I vow to help you love life, to always hold you with tenderness and to have the patience that love demands, to speak when words are needed and to share the silence when they are not and to live within the warmth of your heart and always call it home.

Saturday, September 21, 2013

Done with the D

We survived, and can now live to tell the tale. I've been working on this blog for awhile...a summary and look back on our hardest experience to date. My husband's last deployment and my first and only as a military spouse. Keep in mind this is only from my perspective, the spouse.

316 days apart

This adventure started in Texas, where I put my husband on the plane that would start that awful countdown. We were stationed there for my military duty, and I had just entered into my last stressful chapter of school when I had to say adios to my biggest support system. Looking back on it now, I'm amazed at how strong I was. I still graduated, said goodbye to my family I forged there and trekked over 1500 miles solo halfway across the US with our household, 2 cats, 1 snake and my dog to embark on a completely new life alone. Even when I left home for the first time, I left with my best friend at the time. We headed to college together and we were each other's support system. I've lived alone before, but never in a location where I didn't know anyone, so this was all new to me.

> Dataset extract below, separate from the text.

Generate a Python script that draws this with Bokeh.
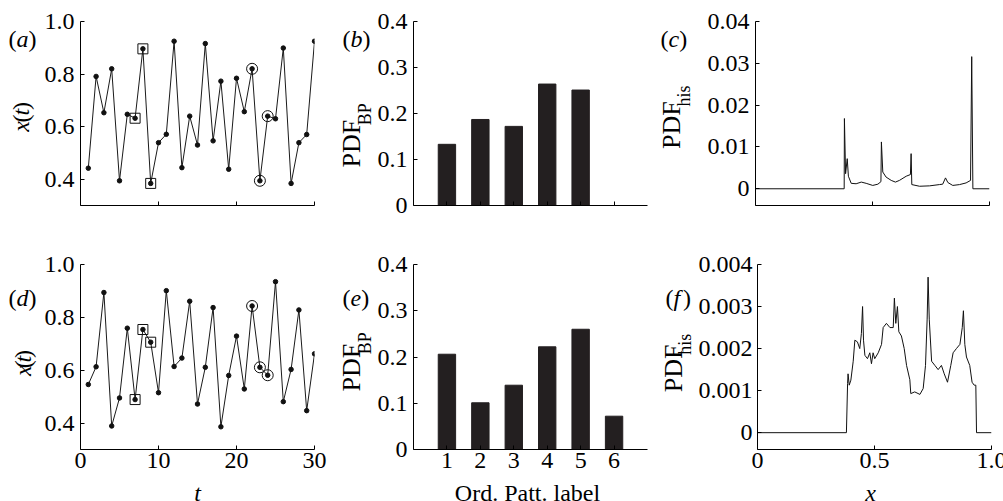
import math
from bokeh.plotting import figure
from bokeh.layouts import column, row
from bokeh.models import Range1d, FixedTicker, Label, CustomJSTickFormatter
from bokeh.embed import file_html
from bokeh.resources import INLINE

# ---------------- data ----------------
t_steps = list(range(1, 31))
x_top = [0.442, 0.791, 0.653, 0.820, 0.394, 0.647, 0.632, 0.896, 0.384, 0.539,
         0.571, 0.925, 0.444, 0.640, 0.530, 0.916, 0.546, 0.773, 0.438, 0.784,
         0.657, 0.820, 0.394, 0.640, 0.630, 0.899, 0.384, 0.539, 0.570, 0.925]
x_bot = [0.546, 0.613, 0.894, 0.389, 0.495, 0.759, 0.489, 0.754, 0.706, 0.515,
         0.901, 0.614, 0.646, 0.861, 0.472, 0.611, 0.837, 0.386, 0.580, 0.729,
         0.529, 0.843, 0.611, 0.581, 0.935, 0.481, 0.603, 0.828, 0.447, 0.662]
square_t = [7, 8, 9]
circle_t = [22, 23, 24]

pattern_labels = [1, 2, 3, 4, 5, 6]
pdf_bp_top = [0.133, 0.187, 0.172, 0.264, 0.251, 0.0]
pdf_bp_bot = [0.206, 0.101, 0.139, 0.222, 0.260, 0.072]

his_top_x = [0, 0.379, 0.380, 0.385, 0.392, 0.397, 0.409, 0.430, 0.452, 0.473,
             0.501, 0.523, 0.536, 0.538, 0.544, 0.558, 0.580, 0.598, 0.615, 0.644,
             0.662, 0.665, 0.668, 0.701, 0.744, 0.786, 0.800, 0.812, 0.822, 0.843,
             0.872, 0.900, 0.919, 0.924, 0.929, 1.0]
his_top_y = [0, 0, 0.0168, 0.0036, 0.0072, 0.0030, 0.0013, 0.0012, 0.0016, 0.0013,
             0.0008, 0.0011, 0.0017, 0.0112, 0.0040, 0.0028, 0.0020, 0.0016, 0.0020, 0.0030,
             0.0034, 0.0084, 0.0010, 0.0006, 0.0007, 0.0010, 0.0011, 0.0026, 0.0015, 0.0008,
             0.0010, 0.0014, 0.0020, 0.0316, 0, 0]

his_bot_x = [0, 0.380, 0.385, 0.387, 0.392, 0.399, 0.409, 0.416, 0.427, 0.437,
             0.444, 0.449, 0.453, 0.459, 0.470, 0.480, 0.487, 0.494, 0.501, 0.516,
             0.530, 0.537, 0.551, 0.566, 0.580, 0.585, 0.591, 0.598, 0.604, 0.615,
             0.627, 0.637, 0.651, 0.655, 0.672, 0.694, 0.708, 0.718, 0.725, 0.729,
             0.734, 0.744, 0.758, 0.772, 0.786, 0.798, 0.812, 0.826, 0.836, 0.850,
             0.865, 0.875, 0.880, 0.886, 0.893, 0.907, 0.917, 0.926, 0.933, 0.936, 1.0]
his_bot_y = [0, 0, 0.00117, 0.00140, 0.00113, 0.00125, 0.00170, 0.00220, 0.00216, 0.00200,
             0.00236, 0.00300, 0.00220, 0.00184, 0.00176, 0.00190, 0.00164, 0.00190, 0.00176, 0.00190,
             0.00210, 0.00250, 0.00260, 0.00250, 0.00250, 0.00320, 0.00260, 0.00300, 0.00240, 0.00230,
             0.00200, 0.00160, 0.00126, 0.00093, 0.00097, 0.00091, 0.00105, 0.00160, 0.00270, 0.00370,
             0.00270, 0.00170, 0.00160, 0.00150, 0.00160, 0.00140, 0.00120, 0.00160, 0.00190, 0.00200,
             0.00210, 0.00250, 0.00290, 0.00210, 0.00180, 0.00160, 0.00120, 0.00113, 0.00113, 0, 0]

# ---------------- styling helpers ----------------
FONT = "Liberation Serif"
FS = 24
W_REG = {"(": 0.333, ")": 0.333, "P": 0.556, "D": 0.722, "F": 0.556, "B": 0.667,
         "h": 0.5, "i": 0.278, "s": 0.389}
W_IT = {"a": 0.5, "b": 0.5, "c": 0.444, "d": 0.5, "e": 0.444, "f": 0.40, "x": 0.444, "t": 0.278}


def tw(text, italic, size):
    tab = W_IT if italic else W_REG
    return sum(tab.get(ch, 0.5) for ch in text) * size


def no_title(p):
    p.title.visible = False
    p.title.text_font_size = "0px"
    p.title.standoff = 0


def make_fig(xr, yr, L, R, T, B, fw, fh):
    p = figure(frame_width=fw, frame_height=fh, x_range=Range1d(*xr), y_range=Range1d(*yr),
               min_border_left=L, min_border_right=R, min_border_top=T, min_border_bottom=B,
               toolbar_location=None, output_backend="svg")
    no_title(p)
    p.outline_line_color = None
    p.xgrid.visible = False
    p.ygrid.visible = False
    p.background_fill_color = "white"
    p.border_fill_color = "white"
    for ax in (p.xaxis[0], p.yaxis[0]):
        ax.axis_line_color = "black"
        ax.axis_line_width = 1
        ax.major_tick_in = 4
        ax.major_tick_out = 0
        ax.minor_tick_line_color = None
        ax.major_tick_line_color = "black"
        ax.major_label_text_font = FONT
        ax.major_label_text_font_size = f"{FS}px"
        ax.major_label_text_color = "black"
    p.yaxis[0].major_label_standoff = 6
    p.xaxis[0].major_label_standoff = 3
    return p


def fmt(decimals):
    return CustomJSTickFormatter(code=f"return tick == 0 ? '0' : tick.toFixed({decimals});")


def hide_x_labels(p):
    p.xaxis[0].major_label_text_font_size = "0px"
    p.xaxis[0].major_label_standoff = 0


class TextFig:
    """Blank figure used only to hold text; coordinates given in page pixels."""

    def __init__(self, page_left, page_top, w, h):
        self.left, self.top = page_left, page_top
        p = figure(width=w, height=h, x_range=Range1d(0, w), y_range=Range1d(h, 0),
                   min_border=0, toolbar_location=None, x_axis_location=None,
                   y_axis_location=None, output_backend="svg")
        no_title(p)
        p.outline_line_color = None
        p.grid.visible = False
        p.background_fill_color = "white"
        p.border_fill_color = "white"
        self.p = p

    def text(self, px, py, text, size=FS, italic=False, angle=0.0, align="left", baseline="middle"):
        self.p.add_layout(Label(x=px - self.left, y=py - self.top, text=text, text_font=FONT,
                                text_font_size=f"{size}px",
                                text_font_style="italic" if italic else "normal",
                                text_baseline=baseline, text_align=align,
                                angle=angle, text_color="black"))

    def seq(self, px, py, pieces, rotated=False):
        # horizontal: px = left edge, py = vertical middle
        # rotated (reads upward): px = horizontal middle of the run, py = bottom start
        for text, italic, size, shift in pieces:
            w = tw(text, italic, size)
            if rotated:
                self.text(px + shift, py - w / 2, text, size, italic, angle=math.pi / 2, align="center")
            else:
                self.text(px, py + shift, text, size, italic)
            if rotated:
                py -= w
            else:
                px += w

    def tag(self, px, py, letter):
        self.seq(px, py, [("(", False, FS, 0), (letter, True, FS, 0), (")", False, FS, 0)])

    def xt_title(self, px, py):
        self.seq(px, py, [("x", True, FS, 0), ("(", False, FS, 0), ("t", True, FS, 0),
                          (")", False, FS, 0)], rotated=True)

    def pdf_title(self, px, py, sub, sub_shift):
        self.seq(px, py, [("PDF", False, 26, 0), (sub, False, 18, sub_shift)], rotated=True)


FW = 234
FH_TOP, FH_BOT = 184, 185
XR_T = (0, 30)
YR_X = (0.3, 1.0)
XR_B = (0, 7)
YR_B = (0, 0.4)
XR_H = (0, 1)
YR_C = (-0.004, 0.04)
YR_F = (-0.0004, 0.004)

TOP_T, TOP_B = 21, 12
BOT_T, BOT_B = 47, 32
PAGE_W, PAGE_H = 1003, 501


def series_panel(vals, top):
    p = make_fig(XR_T, YR_X, 40, 14, TOP_T if top else BOT_T, TOP_B if top else BOT_B,
                 FW, FH_TOP if top else FH_BOT)
    p.xaxis[0].ticker = FixedTicker(ticks=[0, 10, 20, 30])
    p.yaxis[0].ticker = FixedTicker(ticks=[0.4, 0.6, 0.8, 1.0])
    p.yaxis[0].formatter = fmt(1)
    p.line(t_steps, vals, line_color="#1a1a1a", line_width=1)
    p.scatter(t_steps, vals, size=4.5, marker="circle", fill_color="#111111", line_color="#111111")
    sq_v = [vals[i - 1] for i in square_t]
    ci_v = [vals[i - 1] for i in circle_t]
    p.scatter(square_t, sq_v, marker="square", size=10, fill_color=None, line_color="#111111", line_width=1)
    p.scatter(circle_t, ci_v, marker="circle", size=11, fill_color=None, line_color="#111111", line_width=1)
    if top:
        hide_x_labels(p)
    return p


def bar_panel(vals, top):
    p = make_fig(XR_B, YR_B, 37, 4, TOP_T if top else BOT_T, TOP_B if top else BOT_B,
                 FW, FH_TOP if top else FH_BOT)
    p.xaxis[0].ticker = FixedTicker(ticks=pattern_labels)
    p.yaxis[0].ticker = FixedTicker(ticks=[0, 0.1, 0.2, 0.3, 0.4])
    p.yaxis[0].formatter = fmt(1)
    p.vbar(x=pattern_labels, top=vals, bottom=0, width=0.52, fill_color="#231f20", line_color="#231f20")
    if top:
        hide_x_labels(p)
    return p


def his_panel(xs, ys, top):
    if top:
        p = make_fig(XR_H, YR_C, 52, 16, TOP_T, TOP_B, FW, FH_TOP)
        p.yaxis[0].ticker = FixedTicker(ticks=[0, 0.01, 0.02, 0.03, 0.04])
        p.yaxis[0].formatter = fmt(2)
    else:
        p = make_fig(XR_H, YR_F, 60, 16, BOT_T, BOT_B, FW, FH_BOT)
        p.yaxis[0].ticker = FixedTicker(ticks=[0, 0.001, 0.002, 0.003, 0.004])
        p.yaxis[0].formatter = fmt(3)
        p.yaxis[0].major_label_standoff = 5
    p.xaxis[0].ticker = FixedTicker(ticks=[0, 0.5, 1.0])
    p.xaxis[0].formatter = fmt(1)
    p.line(xs, ys, line_color="#111111", line_width=1)
    if top:
        hide_x_labels(p)
    return p


pa = series_panel(x_top, True)
pb = bar_panel(pdf_bp_top, True)
pc = his_panel(his_top_x, his_top_y, True)
pd = series_panel(x_bot, False)
pe = bar_panel(pdf_bp_bot, False)
pf = his_panel(his_bot_x, his_bot_y, False)

H_TOP = TOP_T + FH_TOP + TOP_B
H_BOT = BOT_T + FH_BOT + BOT_B
ROW2_Y = H_TOP
ROW3_Y = H_TOP + H_BOT

# text strips left of each panel (page coordinates)
ta = TextFig(0, 0, 40, H_TOP)
tb = TextFig(328, 0, 46, H_TOP)
tc = TextFig(649, 0, 52, H_TOP)
td = TextFig(0, ROW2_Y, 40, H_BOT)
te = TextFig(328, ROW2_Y, 46, H_BOT)
tf = TextFig(649, ROW2_Y, 44, H_BOT)
tt = TextFig(0, ROW3_Y, PAGE_W, PAGE_H - ROW3_Y)

ta.tag(8, 21, "a")
tb.tag(342, 21, "b")
tc.tag(658, 21, "c")
td.tag(8, 265, "d")
te.tag(342, 265, "e")
tf.tag(663, 265, "f")

ta.xt_title(20, 129)
td.xt_title(22, 374)
tb.pdf_title(351, 168, "BP", 13)
te.pdf_title(351, 388, "BP", 13)
tc.pdf_title(669, 146, "his", 12)
tf.pdf_title(671, 389, "his", 11)

tt.text(197, 492, "t", italic=True, align="center")
tt.text(527, 492, "Ord. Patt. label", align="center")
tt.text(870, 492, "x", italic=True, align="center")

layout = column(row(ta.p, pa, tb.p, pb, tc.p, pc),
                row(td.p, pd, te.p, pe, tf.p, pf),
                tt.p)
open("out.html", "w").write(file_html(layout, INLINE))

I found a house I hoped he'd like, started up a new job and tried my best to get out of bed everyday with a happy face. It so didn't help that it was the holiday season, so getting through my first one, Thanksgiving, among a sea of cardboard boxes and empty walls alone was one of the toughest times I remember.

After that came Christmas when finally we caught a break. He was allowed home for 72 hours! We ate up every minute and made valuable memories. I couldn't have been more grateful.

Of course then came our anniversary, NYE, my birthday, VDay, etc...they all passed relatively the same. I'd get a call and be ecstatic. Throughout the whole deployment we only got to talk for about 30 minutes at a time, about 2-3 times a month. We never skyped and he only got mail out twice to me because of the difficulty he had. Communication was a tricksy mistress. I expected us to facetime, skype and talk 2-3 times a week, and when it didn't happen it was the biggest letdown. It was beyond our control, so we put on our big boy/girl panties and made the best of it.

His mother made this inventive fb group so that we could track what was sent him in way of care packages. He loved receiving them. He always told me it made him feel like Christmas. I tried to send him one every 2-4 weeks.

Eventually I found a new normal, established a great routine that kept me entirely busy and involved in everything besides missing my husband. I coped by distracting myself. I started my master's, worked overtime, started up new hobbies like painting, joined a running club, ran numerous 5k/10k's, and found new friends to occupy the weekends. It worked. I adapted nicely.

As far as homecoming, he got jerked around quite a bit which was incredible frustrating for the impatiently waiting spouse. It was completely unknown when he would return and in fact it first was the early summer, then became late summer, then late fall...it was all over the place.

Finally, he made it back home. Again, still working on his homecoming story, sorry it's taking me so long! Now comes the unwinding of the carefully established routine and walls that I struggled to build strong. It's hard diming down the independency and allowing yourself to need someone again, when you needed to not need them to survive. It's a challenge I'm embracing with open arms. Life isn't meant to be lived always with emotional walls so thick and independency so strong that no one else can penetrate. I needed those walls for 316 days, and finally now I can break them down. I love my husband so much...he's definitely worth all these emotional roller coasters.

No matter how we individually got through each day, month, year...we are ending this adventure together. Stronger and hungry for a future together. We believe these upcoming years will be some of our most happy, most rewarding and full of the most change we've ever experienced. Most importantly, we're taking this all on hand-in-hand. Together. In-love and as survivors. We survived this awful time apart. I rediscovered who I lost when I married my husband. This time apart reverted me to my "pre-marraige" self...fiercely independent, self-reliant and self-sustaining. I had to.

I rediscovered who I lost when I married my husband, but most importantly really learned why I gave much of it up and let myself depend on someone. In sacrificing my stubborn, iron-clad independence, I gained an amazing life partner. I gained an amazing life, that I couldn't be more in love with, and now because of this deployment, appreciate so much more.